# [Data extract]
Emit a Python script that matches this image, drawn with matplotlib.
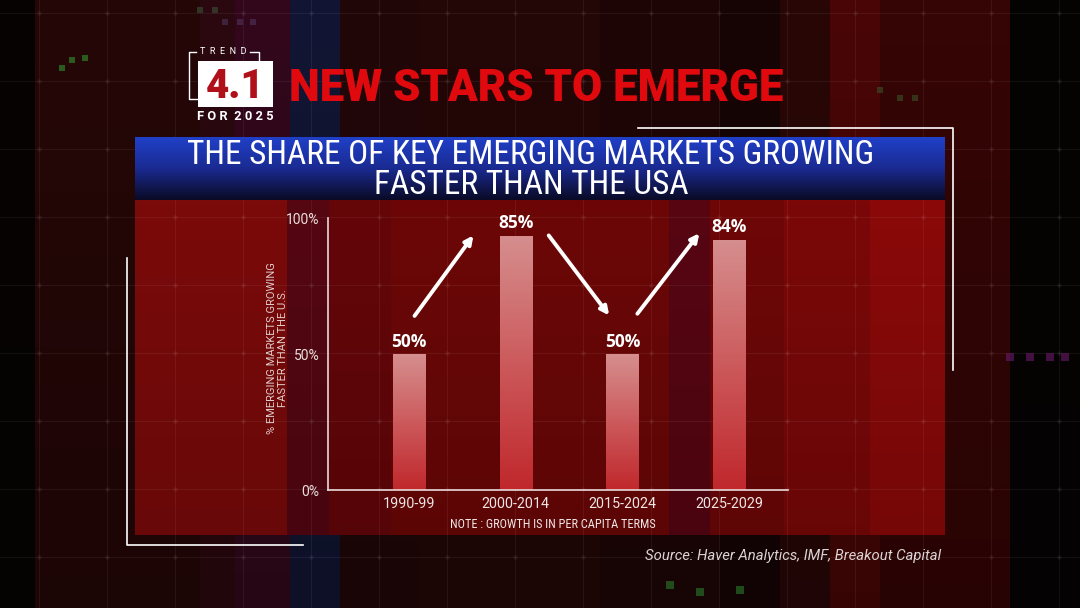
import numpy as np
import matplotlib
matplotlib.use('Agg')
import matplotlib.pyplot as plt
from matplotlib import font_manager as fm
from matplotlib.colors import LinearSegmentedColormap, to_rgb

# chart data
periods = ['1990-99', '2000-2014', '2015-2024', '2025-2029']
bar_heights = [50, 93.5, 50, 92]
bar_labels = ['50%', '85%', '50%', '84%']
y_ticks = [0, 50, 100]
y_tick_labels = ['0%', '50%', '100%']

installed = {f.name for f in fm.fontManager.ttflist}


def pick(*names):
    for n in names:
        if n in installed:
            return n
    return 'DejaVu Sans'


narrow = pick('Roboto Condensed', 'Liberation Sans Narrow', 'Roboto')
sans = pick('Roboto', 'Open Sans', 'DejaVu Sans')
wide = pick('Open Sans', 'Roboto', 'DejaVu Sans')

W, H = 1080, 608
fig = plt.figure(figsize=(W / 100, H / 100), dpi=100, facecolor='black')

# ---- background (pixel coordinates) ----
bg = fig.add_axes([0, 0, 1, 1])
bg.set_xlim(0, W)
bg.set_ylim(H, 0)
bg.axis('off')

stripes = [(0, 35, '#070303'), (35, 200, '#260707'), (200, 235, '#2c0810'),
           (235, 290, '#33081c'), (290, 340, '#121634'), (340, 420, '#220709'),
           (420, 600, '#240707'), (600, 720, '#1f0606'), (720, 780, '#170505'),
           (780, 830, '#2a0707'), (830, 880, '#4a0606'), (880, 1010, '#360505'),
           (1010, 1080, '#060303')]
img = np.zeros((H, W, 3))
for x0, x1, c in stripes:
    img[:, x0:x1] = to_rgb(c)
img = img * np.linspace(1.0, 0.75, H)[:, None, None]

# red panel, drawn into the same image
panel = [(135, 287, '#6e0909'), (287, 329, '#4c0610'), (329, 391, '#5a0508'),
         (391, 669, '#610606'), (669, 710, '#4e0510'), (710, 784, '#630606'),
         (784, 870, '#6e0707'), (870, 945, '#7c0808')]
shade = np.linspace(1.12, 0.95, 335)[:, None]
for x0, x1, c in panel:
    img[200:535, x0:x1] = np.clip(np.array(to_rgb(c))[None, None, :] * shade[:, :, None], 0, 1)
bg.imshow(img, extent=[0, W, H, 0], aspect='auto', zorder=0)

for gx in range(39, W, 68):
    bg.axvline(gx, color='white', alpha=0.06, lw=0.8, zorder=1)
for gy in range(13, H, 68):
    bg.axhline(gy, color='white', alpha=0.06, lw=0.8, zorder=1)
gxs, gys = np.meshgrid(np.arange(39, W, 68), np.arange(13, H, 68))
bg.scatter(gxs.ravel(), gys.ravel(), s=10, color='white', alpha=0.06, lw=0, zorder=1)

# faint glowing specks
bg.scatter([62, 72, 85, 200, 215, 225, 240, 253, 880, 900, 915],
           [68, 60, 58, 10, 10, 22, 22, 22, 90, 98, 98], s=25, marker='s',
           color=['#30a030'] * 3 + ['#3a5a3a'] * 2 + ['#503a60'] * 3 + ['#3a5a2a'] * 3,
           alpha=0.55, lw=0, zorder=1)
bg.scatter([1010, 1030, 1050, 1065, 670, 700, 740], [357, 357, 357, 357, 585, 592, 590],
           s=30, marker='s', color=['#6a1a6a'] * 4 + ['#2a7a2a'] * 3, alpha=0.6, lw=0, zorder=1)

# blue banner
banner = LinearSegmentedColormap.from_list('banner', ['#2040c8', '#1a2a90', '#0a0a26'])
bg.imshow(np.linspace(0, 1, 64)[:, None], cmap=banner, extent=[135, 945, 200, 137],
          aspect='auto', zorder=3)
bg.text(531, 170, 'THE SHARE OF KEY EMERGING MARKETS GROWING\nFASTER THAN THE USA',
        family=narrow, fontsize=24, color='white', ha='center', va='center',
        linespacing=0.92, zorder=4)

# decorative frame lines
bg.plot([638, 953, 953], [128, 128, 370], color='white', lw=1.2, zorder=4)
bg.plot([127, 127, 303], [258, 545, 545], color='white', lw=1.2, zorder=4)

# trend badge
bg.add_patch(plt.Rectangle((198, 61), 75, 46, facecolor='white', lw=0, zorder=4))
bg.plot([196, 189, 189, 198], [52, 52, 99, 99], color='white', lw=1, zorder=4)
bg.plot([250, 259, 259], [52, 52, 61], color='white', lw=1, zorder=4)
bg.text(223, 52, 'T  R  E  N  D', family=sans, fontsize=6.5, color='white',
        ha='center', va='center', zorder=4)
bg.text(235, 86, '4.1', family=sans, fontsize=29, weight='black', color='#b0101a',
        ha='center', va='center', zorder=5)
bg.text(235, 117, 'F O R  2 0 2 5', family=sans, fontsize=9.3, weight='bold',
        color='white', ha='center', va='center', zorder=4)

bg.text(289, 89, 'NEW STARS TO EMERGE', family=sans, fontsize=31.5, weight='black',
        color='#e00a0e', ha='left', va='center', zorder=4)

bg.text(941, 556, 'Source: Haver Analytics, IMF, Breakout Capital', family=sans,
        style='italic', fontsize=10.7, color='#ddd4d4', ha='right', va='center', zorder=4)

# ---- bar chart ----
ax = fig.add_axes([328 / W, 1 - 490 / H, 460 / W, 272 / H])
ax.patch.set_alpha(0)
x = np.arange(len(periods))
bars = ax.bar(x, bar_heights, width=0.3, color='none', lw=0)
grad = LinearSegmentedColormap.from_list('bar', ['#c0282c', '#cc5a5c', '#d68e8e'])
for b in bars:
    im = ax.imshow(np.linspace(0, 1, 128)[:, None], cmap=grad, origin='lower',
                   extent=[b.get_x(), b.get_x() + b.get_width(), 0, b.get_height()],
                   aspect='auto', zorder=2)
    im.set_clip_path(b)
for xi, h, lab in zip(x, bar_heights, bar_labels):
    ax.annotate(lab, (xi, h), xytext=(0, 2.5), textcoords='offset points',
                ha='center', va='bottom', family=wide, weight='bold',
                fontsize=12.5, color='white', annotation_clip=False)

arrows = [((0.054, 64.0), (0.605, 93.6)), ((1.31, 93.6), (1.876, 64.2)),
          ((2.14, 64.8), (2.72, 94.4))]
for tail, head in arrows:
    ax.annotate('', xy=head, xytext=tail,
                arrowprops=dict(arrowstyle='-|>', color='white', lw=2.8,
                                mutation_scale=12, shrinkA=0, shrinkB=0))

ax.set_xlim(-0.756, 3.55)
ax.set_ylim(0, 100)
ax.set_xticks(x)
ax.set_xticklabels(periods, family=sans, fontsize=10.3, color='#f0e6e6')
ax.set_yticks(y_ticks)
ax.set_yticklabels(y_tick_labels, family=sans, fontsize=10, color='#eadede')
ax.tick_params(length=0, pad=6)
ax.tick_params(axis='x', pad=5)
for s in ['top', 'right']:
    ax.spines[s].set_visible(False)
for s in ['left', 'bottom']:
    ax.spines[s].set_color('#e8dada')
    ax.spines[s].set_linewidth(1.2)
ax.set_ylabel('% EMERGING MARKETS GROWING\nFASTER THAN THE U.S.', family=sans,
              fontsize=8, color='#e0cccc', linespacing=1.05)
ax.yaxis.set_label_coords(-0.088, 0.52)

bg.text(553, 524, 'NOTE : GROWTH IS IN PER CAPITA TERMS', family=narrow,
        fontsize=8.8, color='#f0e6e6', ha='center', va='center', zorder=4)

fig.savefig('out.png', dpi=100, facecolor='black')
* * *
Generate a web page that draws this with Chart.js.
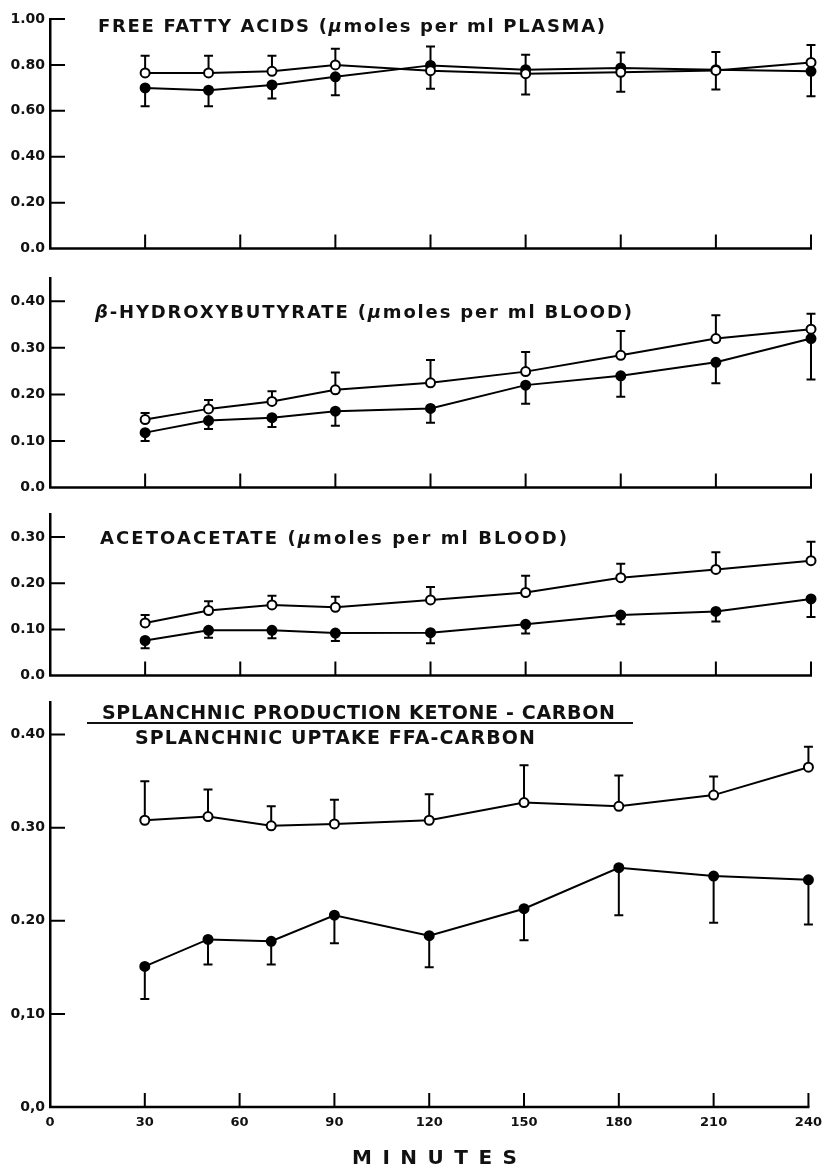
* * *
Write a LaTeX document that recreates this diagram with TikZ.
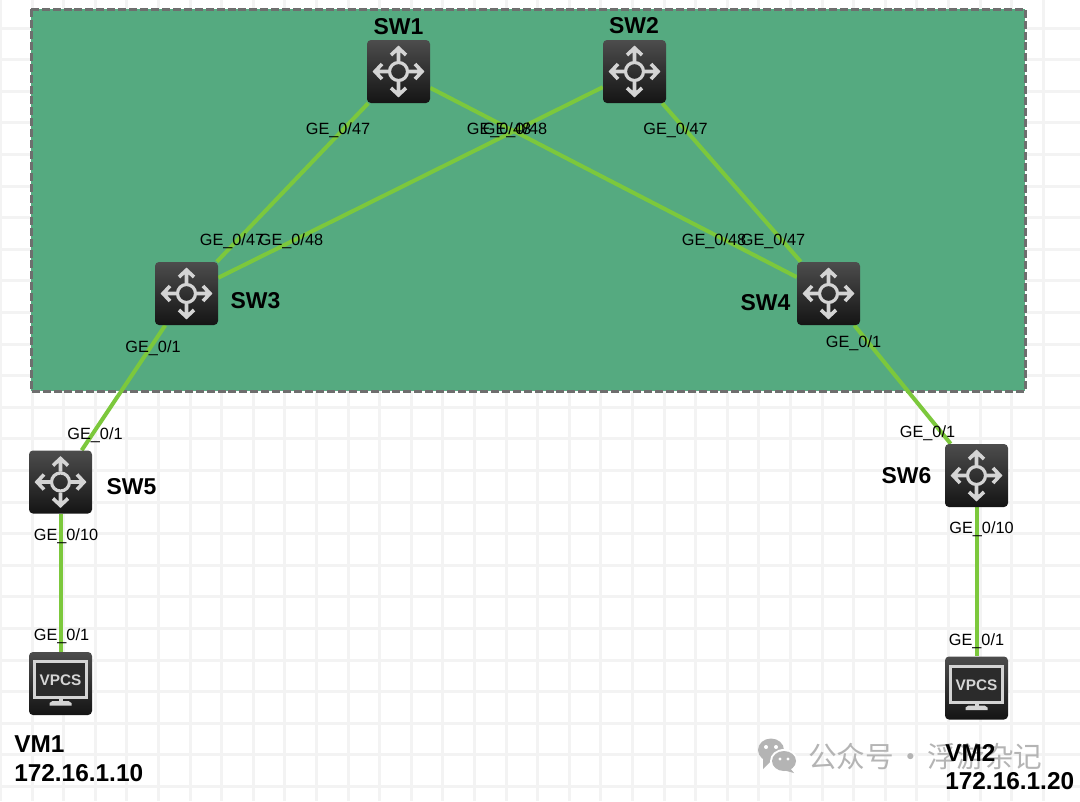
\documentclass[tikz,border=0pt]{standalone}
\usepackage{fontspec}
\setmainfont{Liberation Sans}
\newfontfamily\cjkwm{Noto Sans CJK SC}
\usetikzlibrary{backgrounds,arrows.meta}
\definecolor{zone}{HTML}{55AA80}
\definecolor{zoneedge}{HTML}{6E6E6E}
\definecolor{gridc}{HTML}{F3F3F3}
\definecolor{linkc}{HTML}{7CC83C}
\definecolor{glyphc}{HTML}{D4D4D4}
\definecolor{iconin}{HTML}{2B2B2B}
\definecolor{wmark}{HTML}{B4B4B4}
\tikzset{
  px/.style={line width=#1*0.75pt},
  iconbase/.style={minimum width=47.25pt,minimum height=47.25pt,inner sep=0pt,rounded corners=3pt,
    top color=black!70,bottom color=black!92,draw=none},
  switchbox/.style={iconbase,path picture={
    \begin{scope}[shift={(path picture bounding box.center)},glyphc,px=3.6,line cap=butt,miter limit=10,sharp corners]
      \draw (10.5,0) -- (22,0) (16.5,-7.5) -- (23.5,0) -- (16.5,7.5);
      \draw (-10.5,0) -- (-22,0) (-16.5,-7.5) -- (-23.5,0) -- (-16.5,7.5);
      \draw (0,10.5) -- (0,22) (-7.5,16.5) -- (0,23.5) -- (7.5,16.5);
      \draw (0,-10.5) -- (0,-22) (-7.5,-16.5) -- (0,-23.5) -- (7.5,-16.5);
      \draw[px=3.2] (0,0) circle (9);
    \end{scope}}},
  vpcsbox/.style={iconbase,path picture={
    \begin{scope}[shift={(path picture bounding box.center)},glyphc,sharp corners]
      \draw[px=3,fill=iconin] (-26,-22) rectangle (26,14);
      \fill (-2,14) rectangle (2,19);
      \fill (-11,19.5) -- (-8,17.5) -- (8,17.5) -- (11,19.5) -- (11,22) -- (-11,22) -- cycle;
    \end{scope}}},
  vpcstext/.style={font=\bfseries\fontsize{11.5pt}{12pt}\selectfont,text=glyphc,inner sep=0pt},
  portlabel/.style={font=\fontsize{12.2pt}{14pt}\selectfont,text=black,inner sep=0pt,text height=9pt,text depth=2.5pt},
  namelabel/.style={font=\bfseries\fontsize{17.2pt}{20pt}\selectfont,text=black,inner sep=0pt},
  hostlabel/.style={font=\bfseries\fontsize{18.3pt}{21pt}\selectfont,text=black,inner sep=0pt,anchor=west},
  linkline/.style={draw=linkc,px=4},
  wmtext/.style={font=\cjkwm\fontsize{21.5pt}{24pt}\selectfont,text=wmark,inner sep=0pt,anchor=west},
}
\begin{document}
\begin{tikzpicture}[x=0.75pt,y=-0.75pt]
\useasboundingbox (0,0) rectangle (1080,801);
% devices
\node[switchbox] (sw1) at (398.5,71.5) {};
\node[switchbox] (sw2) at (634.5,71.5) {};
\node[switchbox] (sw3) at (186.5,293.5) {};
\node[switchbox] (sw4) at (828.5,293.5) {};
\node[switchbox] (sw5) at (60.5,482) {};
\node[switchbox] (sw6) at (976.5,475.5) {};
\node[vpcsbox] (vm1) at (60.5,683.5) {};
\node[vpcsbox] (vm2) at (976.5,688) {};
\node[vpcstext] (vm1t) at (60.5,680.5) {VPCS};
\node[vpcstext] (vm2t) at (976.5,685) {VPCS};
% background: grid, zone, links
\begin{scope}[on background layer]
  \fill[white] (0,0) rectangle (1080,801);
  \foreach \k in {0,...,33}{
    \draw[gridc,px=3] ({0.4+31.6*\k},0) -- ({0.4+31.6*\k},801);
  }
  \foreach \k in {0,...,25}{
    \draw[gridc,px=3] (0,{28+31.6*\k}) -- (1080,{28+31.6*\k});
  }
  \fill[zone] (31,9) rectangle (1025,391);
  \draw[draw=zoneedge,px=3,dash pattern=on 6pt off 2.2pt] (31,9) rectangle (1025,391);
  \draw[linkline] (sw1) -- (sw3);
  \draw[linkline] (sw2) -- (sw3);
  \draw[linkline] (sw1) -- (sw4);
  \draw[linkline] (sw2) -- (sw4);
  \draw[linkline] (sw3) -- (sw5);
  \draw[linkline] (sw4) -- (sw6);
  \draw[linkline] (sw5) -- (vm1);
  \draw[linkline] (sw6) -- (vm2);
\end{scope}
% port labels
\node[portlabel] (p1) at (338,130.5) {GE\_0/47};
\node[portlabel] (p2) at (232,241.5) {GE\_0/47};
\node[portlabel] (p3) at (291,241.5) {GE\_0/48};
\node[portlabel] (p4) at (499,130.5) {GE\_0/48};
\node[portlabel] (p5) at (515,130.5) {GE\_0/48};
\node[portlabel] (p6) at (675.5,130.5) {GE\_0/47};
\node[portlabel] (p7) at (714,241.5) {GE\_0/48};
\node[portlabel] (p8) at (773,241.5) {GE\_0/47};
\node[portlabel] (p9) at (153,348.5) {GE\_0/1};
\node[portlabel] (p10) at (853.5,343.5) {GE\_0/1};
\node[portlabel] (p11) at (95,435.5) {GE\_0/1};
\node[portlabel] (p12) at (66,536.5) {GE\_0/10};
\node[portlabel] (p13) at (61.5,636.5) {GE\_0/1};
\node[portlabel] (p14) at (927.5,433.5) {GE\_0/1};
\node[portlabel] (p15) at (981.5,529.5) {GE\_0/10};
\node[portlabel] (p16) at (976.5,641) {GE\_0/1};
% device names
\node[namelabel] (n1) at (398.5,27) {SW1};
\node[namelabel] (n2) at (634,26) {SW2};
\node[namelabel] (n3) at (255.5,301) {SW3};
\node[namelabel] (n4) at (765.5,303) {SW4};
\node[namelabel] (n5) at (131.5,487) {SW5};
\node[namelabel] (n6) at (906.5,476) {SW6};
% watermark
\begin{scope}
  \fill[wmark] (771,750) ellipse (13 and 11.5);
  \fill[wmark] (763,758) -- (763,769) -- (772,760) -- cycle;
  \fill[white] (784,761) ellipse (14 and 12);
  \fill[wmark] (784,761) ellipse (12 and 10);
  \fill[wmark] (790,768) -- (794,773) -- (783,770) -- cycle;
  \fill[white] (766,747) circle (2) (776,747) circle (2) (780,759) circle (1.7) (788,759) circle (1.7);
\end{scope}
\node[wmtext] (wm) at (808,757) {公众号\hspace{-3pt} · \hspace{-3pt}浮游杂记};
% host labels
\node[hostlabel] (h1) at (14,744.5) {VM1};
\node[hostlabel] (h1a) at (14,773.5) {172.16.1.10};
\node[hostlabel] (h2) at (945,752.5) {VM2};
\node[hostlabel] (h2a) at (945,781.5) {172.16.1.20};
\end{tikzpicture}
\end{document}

# [What the task asks]
Skip all pictures and retype only the stretch from the line that holds "Emit a Python" through the line that holds "bg.axis('off')", exactly as written.

# [Exercise result]
Emit a Python script that matches this image, drawn with matplotlib.
import numpy as np
import matplotlib
matplotlib.use('Agg')
import matplotlib.pyplot as plt
from matplotlib import font_manager as fm
from matplotlib.colors import LinearSegmentedColormap, to_rgb

# chart data
periods = ['1990-99', '2000-2014', '2015-2024', '2025-2029']
bar_heights = [50, 93.5, 50, 92]
bar_labels = ['50%', '85%', '50%', '84%']
y_ticks = [0, 50, 100]
y_tick_labels = ['0%', '50%', '100%']

installed = {f.name for f in fm.fontManager.ttflist}


def pick(*names):
    for n in names:
        if n in installed:
            return n
    return 'DejaVu Sans'


narrow = pick('Roboto Condensed', 'Liberation Sans Narrow', 'Roboto')
sans = pick('Roboto', 'Open Sans', 'DejaVu Sans')
wide = pick('Open Sans', 'Roboto', 'DejaVu Sans')

W, H = 1080, 608
fig = plt.figure(figsize=(W / 100, H / 100), dpi=100, facecolor='black')

# ---- background (pixel coordinates) ----
bg = fig.add_axes([0, 0, 1, 1])
bg.set_xlim(0, W)
bg.set_ylim(H, 0)
bg.axis('off')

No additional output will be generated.